Quintus, I had two of those rifles, years ago, and I shot factory ammo. I sold one to a friend that killed a lot of elk with it using the Weatherby 117g bullet. I don't know if that bullet was made by norma = ornx or was a Semi point partition made by Nosler.

The 117g Sierra flat base that is a semi-point stabalizes in the 12 twists at 3300, I know that for a fact. The 117g Flat base is discontinued, but there are still some floating around. The Easy button is a Hammer or TTSX bullet in the 80ish grain weight.

When those 12 twist barrel is shot out, I would surely replace it with a 26" 9 Twist where the 115g Bergers & 110g Accubonds will be doing 3600 fps or an 8 twist for use with the 133-134g bullets depending on how far you shoot. Pac Nor has a short freebore reamer, and their three groove barrel is shooting the 100g TTSX at 3850 and 115g Bergers at 3600 with a zero freebore reamer. Groups that Pac Nor barrel is shooting with both 100 and 115g are sub 3/8". Heavy bullets did not exist when this Pac Nor barrel was chambered.
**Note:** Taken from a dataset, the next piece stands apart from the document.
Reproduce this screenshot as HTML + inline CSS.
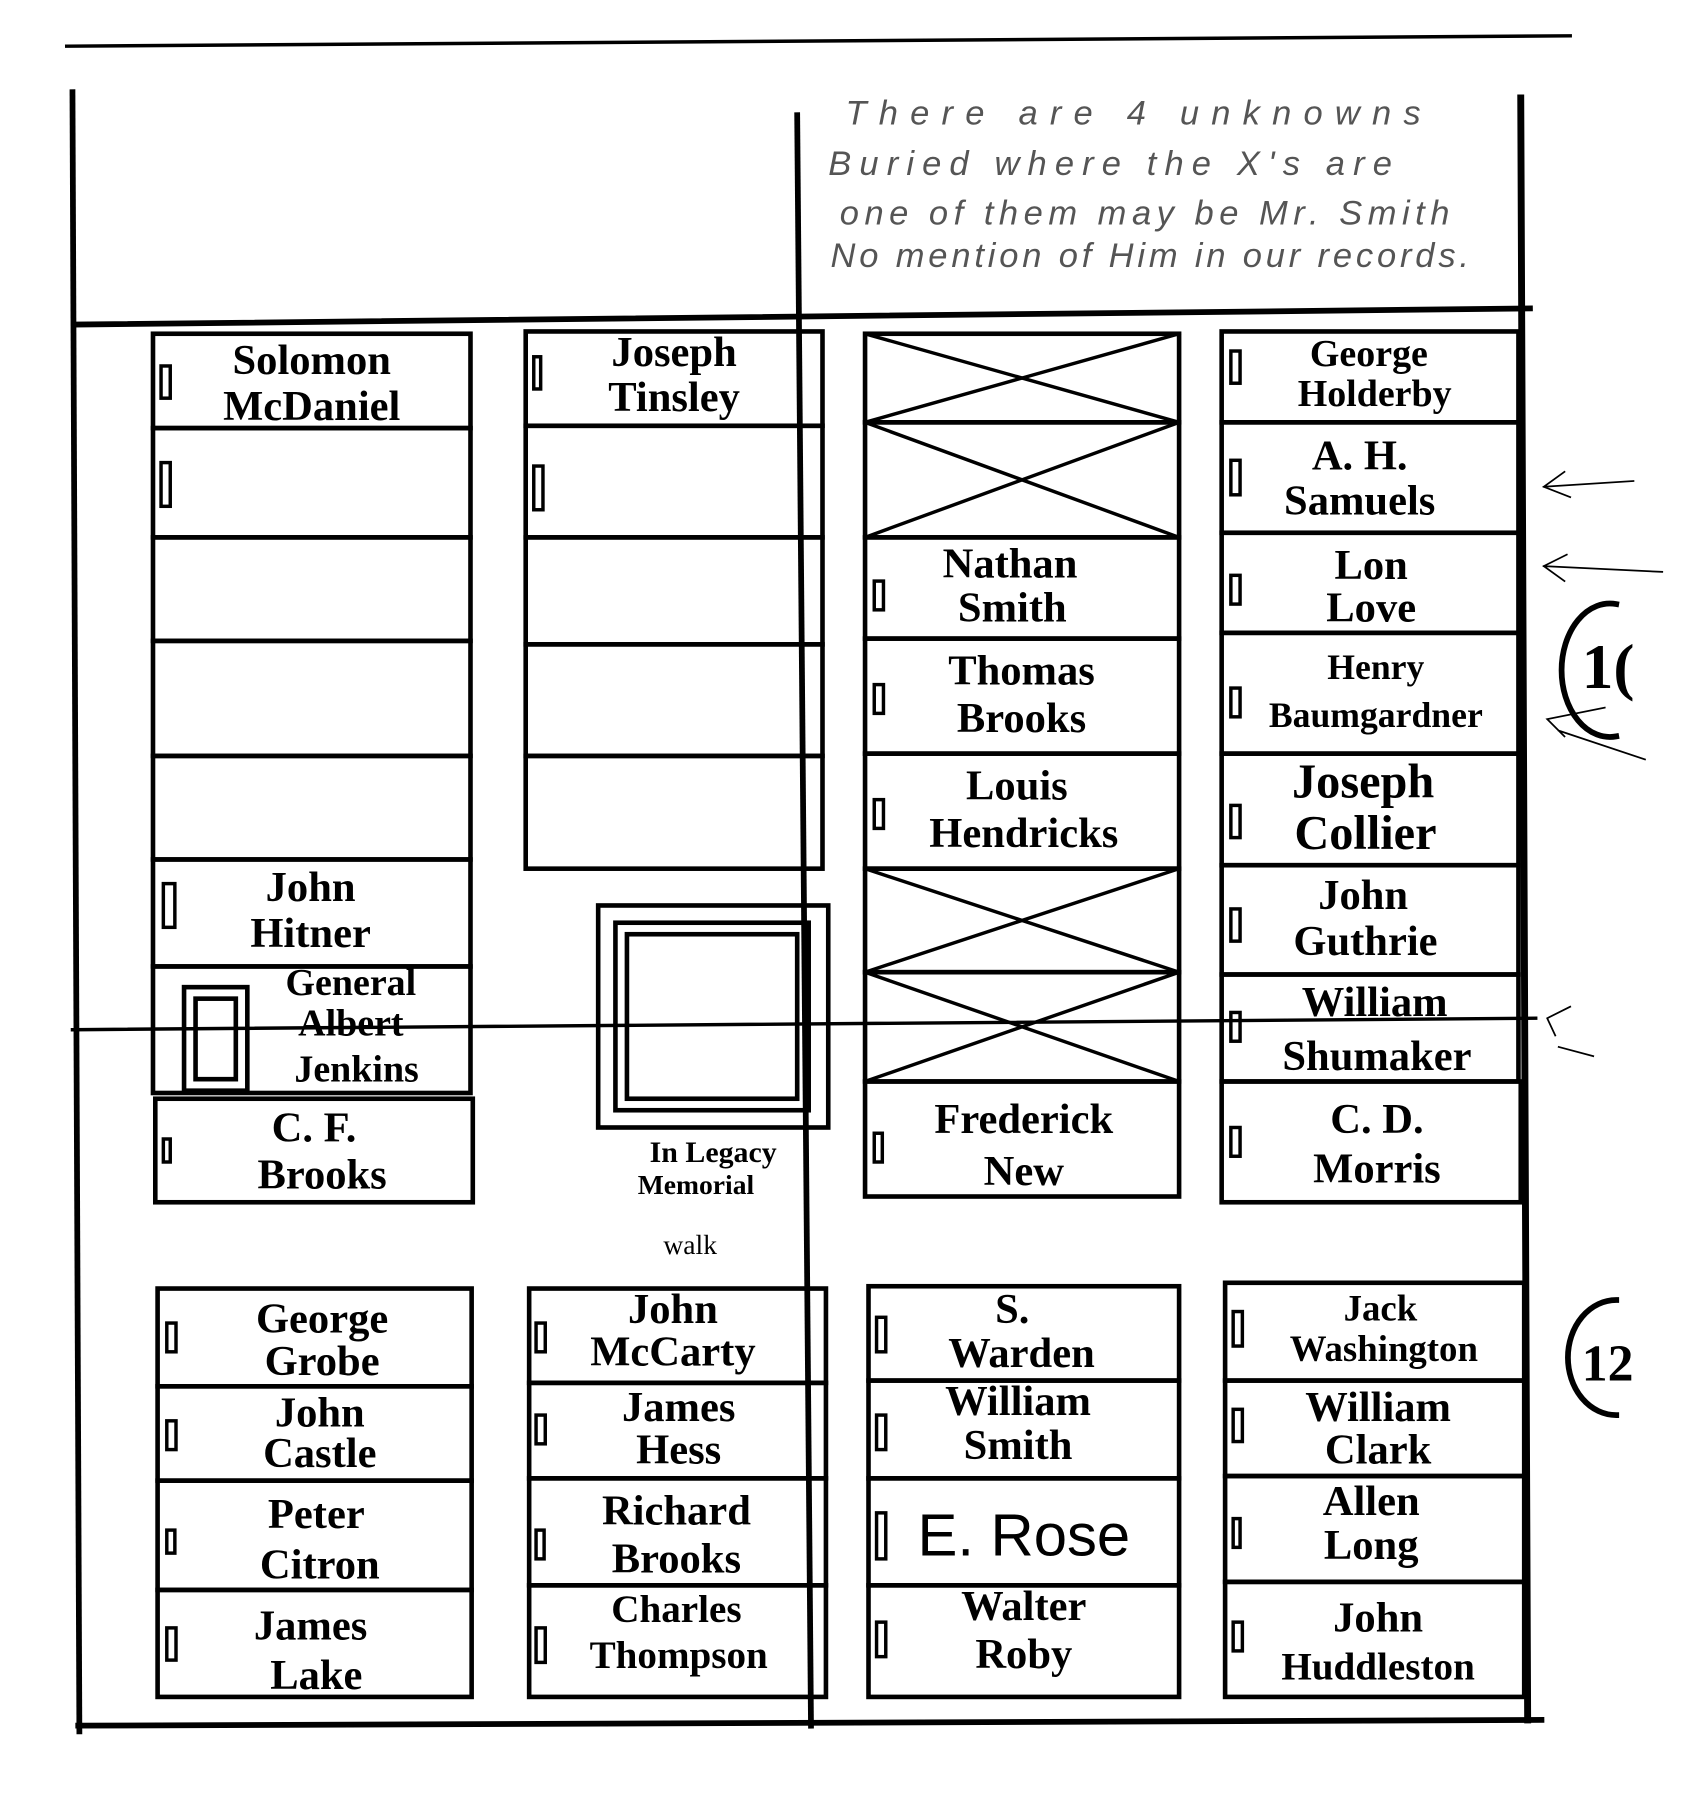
<!DOCTYPE html>
<html><head><meta charset="utf-8"><style>
html,body{margin:0;padding:0;background:#fff;}
svg{display:block;}
.n{font-family:"Liberation Serif",serif;font-weight:bold;font-size:37px;fill:#000;text-anchor:middle;}
.h{font-family:"Liberation Sans",sans-serif;font-size:30px;fill:#555;font-style:italic;}
</style></head><body>
<svg width="1691" height="1796" viewBox="0 0 1470 1561" xmlns="http://www.w3.org/2000/svg">
<g stroke="#000" fill="none" stroke-linecap="square">
<line x1="58" y1="40" x2="1365" y2="31" stroke-width="3"/>
<line x1="63" y1="80" x2="69" y2="1505" stroke-width="5"/>
<line x1="693" y1="100" x2="705" y2="1500" stroke-width="5"/>
<line x1="1322" y1="85" x2="1328" y2="1495" stroke-width="6"/>
<line x1="66" y1="282" x2="1330" y2="268" stroke-width="5"/>
<line x1="68" y1="1500" x2="1340" y2="1495" stroke-width="5"/>
<line x1="63" y1="895" x2="1335" y2="885" stroke-width="3"/>
<g stroke-width="4">
<rect x="133" y="290" width="276" height="82"/>
<rect x="133" y="372" width="276" height="95"/>
<rect x="133" y="467" width="276" height="90"/>
<rect x="133" y="557" width="276" height="100"/>
<rect x="133" y="657" width="276" height="90"/>
<rect x="133" y="747" width="276" height="93"/>
<rect x="133" y="840" width="276" height="110"/>
<rect x="135" y="955" width="276" height="90"/>
<rect x="457" y="288" width="258" height="82"/>
<rect x="457" y="370" width="258" height="97"/>
<rect x="457" y="467" width="258" height="93"/>
<rect x="457" y="560" width="258" height="97"/>
<rect x="457" y="657" width="258" height="98"/>
<rect x="520" y="787" width="200" height="193"/>
<rect x="535" y="802" width="168" height="163"/>
<rect x="545" y="812" width="148" height="143"/>
<rect x="160" y="858" width="55" height="90"/>
<rect x="170" y="868" width="35" height="70"/>
<rect x="752" y="290" width="273" height="77"/>
<rect x="752" y="367" width="273" height="100"/>
<rect x="752" y="467" width="273" height="88"/>
<rect x="752" y="555" width="273" height="100"/>
<rect x="752" y="655" width="273" height="100"/>
<rect x="752" y="755" width="273" height="90"/>
<rect x="752" y="845" width="273" height="95"/>
<rect x="752" y="940" width="273" height="100"/>
<rect x="1062" y="288" width="258" height="79"/>
<rect x="1062" y="367" width="258" height="96"/>
<rect x="1062" y="463" width="258" height="87"/>
<rect x="1062" y="550" width="258" height="105"/>
<rect x="1062" y="655" width="258" height="97"/>
<rect x="1062" y="752" width="258" height="95"/>
<rect x="1062" y="847" width="258" height="93"/>
<rect x="1062" y="940" width="260" height="105"/>
<rect x="137" y="1120" width="273" height="85"/>
<rect x="137" y="1205" width="273" height="82"/>
<rect x="137" y="1287" width="273" height="95"/>
<rect x="137" y="1382" width="273" height="93"/>
<rect x="460" y="1120" width="258" height="82"/>
<rect x="460" y="1202" width="258" height="83"/>
<rect x="460" y="1285" width="258" height="93"/>
<rect x="460" y="1378" width="258" height="97"/>
<rect x="755" y="1118" width="270" height="82"/>
<rect x="755" y="1200" width="270" height="85"/>
<rect x="755" y="1285" width="270" height="93"/>
<rect x="755" y="1378" width="270" height="97"/>
<rect x="1065" y="1115" width="260" height="85"/>
<rect x="1065" y="1200" width="260" height="83"/>
<rect x="1065" y="1283" width="260" height="92"/>
<rect x="1065" y="1375" width="260" height="100"/>
</g>
<g stroke-width="3">
<line x1="752" y1="290" x2="1025" y2="367"/><line x1="1025" y1="290" x2="752" y2="367"/>
<line x1="752" y1="367" x2="1025" y2="467"/><line x1="1025" y1="367" x2="752" y2="467"/>
<line x1="752" y1="755" x2="1025" y2="845"/><line x1="1025" y1="755" x2="752" y2="845"/>
<line x1="752" y1="845" x2="1025" y2="940"/><line x1="1025" y1="845" x2="752" y2="940"/>
</g>
<g stroke-width="3">
<rect x="140" y="318" width="8" height="28"/><rect x="140" y="402" width="8" height="38"/>
<rect x="464" y="310" width="6" height="28"/><rect x="464" y="405" width="8" height="38"/>
<rect x="142" y="768" width="10" height="38"/><rect x="142" y="990" width="6" height="20"/>
<rect x="760" y="505" width="8" height="25"/><rect x="760" y="595" width="8" height="25"/><rect x="760" y="695" width="8" height="25"/><rect x="760" y="985" width="7" height="25"/>
<rect x="1070" y="305" width="8" height="28"/><rect x="1070" y="400" width="8" height="30"/><rect x="1070" y="500" width="8" height="25"/><rect x="1070" y="598" width="8" height="25"/><rect x="1070" y="700" width="8" height="28"/><rect x="1070" y="790" width="8" height="28"/><rect x="1070" y="880" width="8" height="25"/><rect x="1070" y="980" width="8" height="25"/>
<rect x="145" y="1150" width="8" height="25"/><rect x="145" y="1235" width="8" height="25"/><rect x="145" y="1330" width="7" height="20"/><rect x="145" y="1415" width="8" height="28"/>
<rect x="466" y="1150" width="8" height="25"/><rect x="466" y="1230" width="8" height="25"/><rect x="466" y="1330" width="7" height="25"/><rect x="466" y="1415" width="8" height="30"/>
<rect x="762" y="1145" width="8" height="30"/><rect x="762" y="1230" width="8" height="30"/><rect x="762" y="1315" width="8" height="40"/><rect x="762" y="1410" width="8" height="30"/>
<rect x="1072" y="1140" width="8" height="30"/><rect x="1072" y="1225" width="8" height="28"/><rect x="1072" y="1320" width="6" height="25"/><rect x="1072" y="1410" width="8" height="25"/>
</g>
<g stroke-width="1.5">
<path d="M1420 418 L1342 423 M1360 410 L1342 423 L1365 432"/>
<path d="M1445 497 L1342 492 M1362 482 L1342 492 L1360 505"/>
<path d="M1430 660 L1355 635 M1395 615 L1345 625 L1360 640"/>
<path d="M1385 918 L1355 910 M1365 875 L1345 885 L1352 900"/>
</g>
<path d="M1405 525 A42 58 0 1 0 1405 640" stroke-width="5"/>
<path d="M1405 1130 A42 50 0 1 0 1405 1230" stroke-width="5"/>
</g>
<g fill="#000" font-family="Liberation Serif,serif" font-weight="bold" font-size="55">
<text x="1375" y="598">1(</text>
<text x="1375" y="1200" font-size="45">12</text>
</g>
<g class="h">
<text x="735" y="108" textLength="500">There are 4 unknowns</text>
<text x="720" y="152" textLength="490">Buried where the X's are</text>
<text x="730" y="195" textLength="530">one of them may be Mr. Smith</text>
<text x="722" y="232" textLength="555">No mention of Him in our records.</text>
</g>
<g class="n">
<text x="271" y="325">Solomon</text><text x="271" y="365">McDaniel</text>
<text x="586" y="318">Joseph</text><text x="586" y="357">Tinsley</text>
<text x="270" y="783">John</text><text x="270" y="823">Hitner</text>
<text x="305" y="865" font-size="33">General</text><text x="305" y="900" font-size="33">Albert</text><text x="310" y="940" font-size="33">Jenkins</text>
<text x="273" y="992">C. F.</text><text x="280" y="1033">Brooks</text>
<text x="878" y="502">Nathan</text><text x="880" y="540">Smith</text>
<text x="888" y="595">Thomas</text><text x="888" y="636">Brooks</text>
<text x="884" y="695">Louis</text><text x="890" y="736">Hendricks</text>
<text x="890" y="985">Frederick</text><text x="890" y="1030">New</text>
<text x="1190" y="318" font-size="33">George</text><text x="1195" y="353" font-size="33">Holderby</text>
<text x="1182" y="408">A. H.</text><text x="1182" y="447">Samuels</text>
<text x="1192" y="503">Lon</text><text x="1192" y="540">Love</text>
<text x="1196" y="590" font-size="31">Henry</text><text x="1196" y="632" font-size="31">Baumgardner</text>
<text x="1185" y="693" font-size="42">Joseph</text><text x="1187" y="738" font-size="42">Collier</text>
<text x="1185" y="790">John</text><text x="1187" y="830">Guthrie</text>
<text x="1195" y="883">William</text><text x="1197" y="930">Shumaker</text>
<text x="1197" y="985">C. D.</text><text x="1197" y="1028">Morris</text>
<text x="280" y="1158">George</text><text x="280" y="1195">Grobe</text>
<text x="278" y="1240">John</text><text x="278" y="1275">Castle</text>
<text x="275" y="1328">Peter</text><text x="278" y="1372">Citron</text>
<text x="270" y="1425">James</text><text x="275" y="1468">Lake</text>
<text x="585" y="1150">John</text><text x="585" y="1187">McCarty</text>
<text x="590" y="1235">James</text><text x="590" y="1272">Hess</text>
<text x="588" y="1325">Richard</text><text x="588" y="1367">Brooks</text>
<text x="588" y="1410" font-size="34">Charles</text><text x="590" y="1450" font-size="34">Thompson</text>
<text x="880" y="1150">S.</text><text x="888" y="1188">Warden</text>
<text x="885" y="1230">William</text><text x="885" y="1268">Smith</text>
<text x="890" y="1352" font-size="52" font-weight="normal" font-family="Liberation Sans Narrow,Liberation Sans,sans-serif">E. Rose</text>
<text x="890" y="1408">Walter</text><text x="890" y="1450">Roby</text>
<text x="1200" y="1148" font-size="32">Jack</text><text x="1203" y="1183" font-size="32">Washington</text>
<text x="1198" y="1235">William</text><text x="1198" y="1272">Clark</text>
<text x="1192" y="1317">Allen</text><text x="1192" y="1355">Long</text>
<text x="1198" y="1418">John</text><text x="1198" y="1460" font-size="34">Huddleston</text>
<text x="620" y="1010" font-size="26">In Legacy</text>
<text x="605" y="1038" font-size="24">Memorial</text>
<text x="600" y="1090" font-size="24" font-weight="normal">walk</text>
</g>
</svg>
</body></html>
The 257 Weatherby was Roy Weatherby's favorite cartridge for a reason.
 
I just acquired a Sako 257 magnum rifle with 1-12 twist I have been reloading for years but not having much success with finding correct bullet weight. Tried 120gr and thought I would go to the other end of spectrum and try a 60gr. However, it appears to short for proper overall case and bullet length. Hornady 60gr FP. Open minded so have at it. Please. Thank you.
Stability Calculator says that 60gr. bullet will be over stabilized and will not provide any ballistic advantage.
 
Stability Calculator says that 60gr. bullet will be over stabilized and will not provide any ballistic advantage.
Thank you. I'm just trying to see what gr bullets and powder charges work for this 257 mag. Wanting to make sure case and bullet length in the 60gr will shoot. Overall is 2.85 inches, I could lengthen .035. But is there a good reason to?
 
Thank you. I'm just trying to see what gr bullets and powder charges work for this 257 mag. Wanting to make sure case and bullet length in the 60gr will shoot. Overall is 2.85 inches, I could lengthen .035. But is there a good reason to?
I'd try the hammers. Contact Hammer and see what worked for them. They've tested almost all their bullets.